When Krondelette Fuller graduated from high school in 1983, she had no interest in college. Thirty-seven years later, her outlook changed when she lost her job during the pandemic.
Fuller wanted to return to school, but she had no income to even support her basic needs. Earning a college degree looked like an impossibility — if not for the availability of Higher Education Emergency Relief Funding (HEERF).
This excerpt comes from the current issue of Community College Journal, the award-winning flagship publication of the American Association of Community Colleges.
The pandemic relief money helped Fuller pay for online classes at Dallas College, as well as gas, food, rent, and even internet access. Because of this federal assistance, she was able to earn her associate degree in May, and now she hopes to become a teacher.
The HEERF program “is the greatest thing ever,” she told a local TV reporter while fighting back tears.
The three pandemic relief bills passed by Congress since March 2020 collectively provide about $75 billion for U.S. colleges — as well as the students they serve. The legislation has brought three waves of funding to community colleges, known as HEERF I, HEERF II and HEERF III.
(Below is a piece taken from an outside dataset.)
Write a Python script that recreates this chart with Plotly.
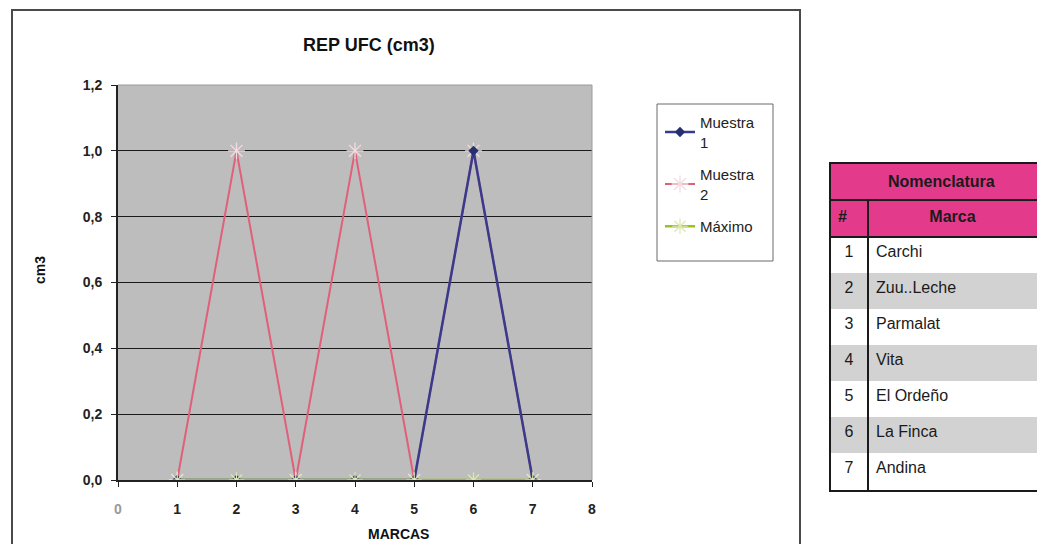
import plotly.graph_objects as go

# ---- data ----
marcas = [1, 2, 3, 4, 5, 6, 7]
muestra1 = [0, 0, 0, 0, 0, 1, 0]
muestra2 = [0, 1, 0, 1, 0, 1, 0]
maximo = [0, 0, 0, 0, 0, 0, 0]
x_tick_vals = [0, 1, 2, 3, 4, 5, 6, 7, 8]
y_tick_vals = [0, 0.2, 0.4, 0.6, 0.8, 1.0, 1.2]
tabla_num = ["1", "2", "3", "4", "5", "6", "7"]
tabla_marca = ["Carchi", "Zuu..Leche", "Parmalat", "Vita", "El Ordeño", "La Finca", "Andina"]

W, H = 1037, 544
FONT = "Liberation Sans, Arial, sans-serif"


def fx(p):
    return p / W


def fy(p):
    return 1 - p / H


fig = go.Figure()

# pink first (drawn under blue), legend order fixed with legendrank
fig.add_trace(go.Scatter(
    x=marcas, y=muestra2, name="Muestra<br>2", mode="lines+markers",
    line=dict(color="#e0607a", width=2),
    marker=dict(symbol="asterisk-open", size=14, color="#f2dce0", line=dict(width=1.3, color="#f2dce0")),
    legendrank=2, legendgroup="b"))
fig.add_trace(go.Scatter(
    x=marcas, y=muestra1, name="Muestra<br>1", mode="lines+markers",
    line=dict(color="#3a3a8c", width=2.5),
    marker=dict(symbol="diamond", size=8, color="#26306e"),
    legendrank=1, legendgroup="a"))
fig.add_trace(go.Scatter(
    x=marcas, y=maximo, name="Máximo", mode="lines+markers",
    line=dict(color="#9cc21c", width=2.5),
    marker=dict(symbol="asterisk-open", size=13, color="#dce8b0", line=dict(width=1.2, color="#dce8b0")),
    legendrank=3, legendgroup="c"))

# table (numbers / brand names)
row_fill = ["#ffffff" if i % 2 == 0 else "#d2d2d2" for i in range(len(tabla_num))]
fig.add_trace(go.Table(
    domain=dict(x=[fx(830), 1.0], y=[fy(491), fy(200)]),
    columnwidth=[38, 169],
    header=dict(values=["<b>#</b>", "<b>Marca</b>"],
                fill=dict(color="#e33a8c"),
                line=dict(color="rgba(0,0,0,0)", width=0.1),
                align=["left", "center"], height=37,
                font=dict(family=FONT, size=16, color="#1a1a1a")),
    cells=dict(values=[tabla_num, tabla_marca],
               fill=dict(color=[row_fill, row_fill]),
               line=dict(color="rgba(0,0,0,0)", width=0.1),
               align=["center", "left"], height=36,
               font=dict(family=FONT, size=16, color="#1a1a1a")),
))

shapes = [
    # outer chart frame
    dict(type="rect", xref="paper", yref="paper", x0=fx(12), x1=fx(800), y0=fy(10), y1=fy(580),
         line=dict(color="#4a4a4a", width=2), layer="below"),
    # legend box
    dict(type="rect", xref="paper", yref="paper", x0=fx(657), x1=fx(773), y0=fy(104), y1=fy(261),
         line=dict(color="#6a6a6a", width=1), fillcolor="white", layer="below"),
    # plot area light border (top/right)
    dict(type="line", xref="paper", yref="paper", x0=fx(118), x1=fx(592), y0=fy(85), y1=fy(85),
         line=dict(color="#9a9a9a", width=1)),
    dict(type="line", xref="paper", yref="paper", x0=fx(592), x1=fx(592), y0=fy(85), y1=fy(480),
         line=dict(color="#9a9a9a", width=1)),
    # table: Nomenclatura band
    dict(type="rect", xref="paper", yref="paper", x0=fx(830), x1=1.0, y0=fy(200), y1=fy(163),
         line=dict(width=0), fillcolor="#e33a8c"),
    # table borders
    dict(type="rect", xref="paper", yref="paper", x0=fx(830), x1=fx(1060), y0=fy(491), y1=fy(163),
         line=dict(color="#1a1a1a", width=2)),
    dict(type="line", xref="paper", yref="paper", x0=fx(830), x1=1.0, y0=fy(200), y1=fy(200),
         line=dict(color="#1a1a1a", width=2)),
    dict(type="line", xref="paper", yref="paper", x0=fx(830), x1=1.0, y0=fy(237), y1=fy(237),
         line=dict(color="#1a1a1a", width=2)),
    dict(type="line", xref="paper", yref="paper", x0=fx(868), x1=fx(868), y0=fy(491), y1=fy(200),
         line=dict(color="#1a1a1a", width=2)),
]

x_tick_text = ['<span style="color:#9a9a9a">0</span>'] + [str(v) for v in x_tick_vals[1:]]

annotations = [
    dict(text="<b>REP UFC (cm3)</b>", xref="paper", yref="paper", x=fx(369), y=fy(45),
         showarrow=False, font=dict(family=FONT, size=18, color="#111"), xanchor="center", yanchor="middle"),
    dict(text="<b>cm3</b>", xref="paper", yref="paper", x=fx(40), y=fy(270), textangle=-90,
         showarrow=False, font=dict(family=FONT, size=14, color="#111"), xanchor="center", yanchor="middle"),
    dict(text="<b>MARCAS</b>", xref="paper", yref="paper", x=fx(398), y=fy(534),
         showarrow=False, font=dict(family=FONT, size=14, color="#111"), xanchor="center", yanchor="middle"),
    dict(text="<b>Nomenclatura</b>", xref="paper", yref="paper", x=fx(941), y=fy(182),
         showarrow=False, font=dict(family=FONT, size=16, color="#1a1a1a"), xanchor="center", yanchor="middle"),
]

fig.update_layout(
    width=W, height=H,
    margin=dict(l=0, r=0, t=0, b=0, pad=0, autoexpand=False),
    paper_bgcolor="white",
    plot_bgcolor="#bdbdbd",
    separators=",.",
    font=dict(family=FONT, color="#111"),
    xaxis=dict(domain=[fx(118), fx(592)], range=[0, 8], tickvals=x_tick_vals, ticktext=x_tick_text,
               showgrid=False, zeroline=False, showline=True, linecolor="#222", linewidth=2,
               ticks="outside", ticklen=5, tickcolor="#222", automargin=False, ticklabelstandoff=10,
               tickfont=dict(family=FONT, size=14, weight="bold", color="#222")),
    yaxis=dict(domain=[fy(480), fy(85)], range=[0, 1.2], tickvals=y_tick_vals, tickformat=".1f",
               showgrid=True, gridcolor="#1a1a1a", gridwidth=1, zeroline=False,
               showline=True, linecolor="#222", linewidth=2,
               ticks="outside", ticklen=5, tickcolor="#222", automargin=False, ticklabelstandoff=6,
               tickfont=dict(family=FONT, size=14, weight="bold", color="#222")),
    showlegend=True,
    legend=dict(x=fx(660), y=fy(106), xanchor="left", yanchor="top",
                bgcolor="rgba(0,0,0,0)", borderwidth=0, tracegroupgap=10,
                font=dict(family=FONT, size=15, color="#222")),
    shapes=shapes,
    annotations=annotations,
)

fig.write_html("out.html")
Colleges must spend a certain portion of the money on emergency financial aid grants to students, and the remainder can be used for institutional priorities related to the pandemic. Colleges must spend the money within one year of receiving it.
The funding gives colleges a unique opportunity to make a significant investment in their community. For the students who benefit, like Fuller, the results can be life-altering. However, the restrictions on how colleges can spend the money force leaders to struggle with a fundamental question: How can they leverage this temporary windfall in ways that will have the biggest long-term impact?
Removing barriers
Aside from purchasing the infrastructure and supplies needed to keep students and staff safe from Covid-19, many community colleges are using HEERF allocations to wipe out the debt that students incurred during the pandemic. Their goal in doing so: Remove a key impediment to students’ success.
Quinsigamond Community College in Worcester, Massachusetts, used nearly $2.6 million of the institutional money it received in May to erase college-held debt for students. The debt relief program affected nearly 1,700 current and former students, with an average debt forgiveness of $1,525 per student. Anyone who was enrolled in a credit degree or certificate program at any time from the start of the pandemic through the end of the spring 2021 semester was eligible.
“We didn’t want debt to become a barrier for our students,” says President Luis Pedraja.
Like most community colleges, Quinsigamond serves a student population that has been particularly hard hit during the pandemic. Before Covid-19 emerged, about half of its students experienced food insecurity and 11% lacked secure housing.
“I imagine those figures have only grown,” Pedraja says.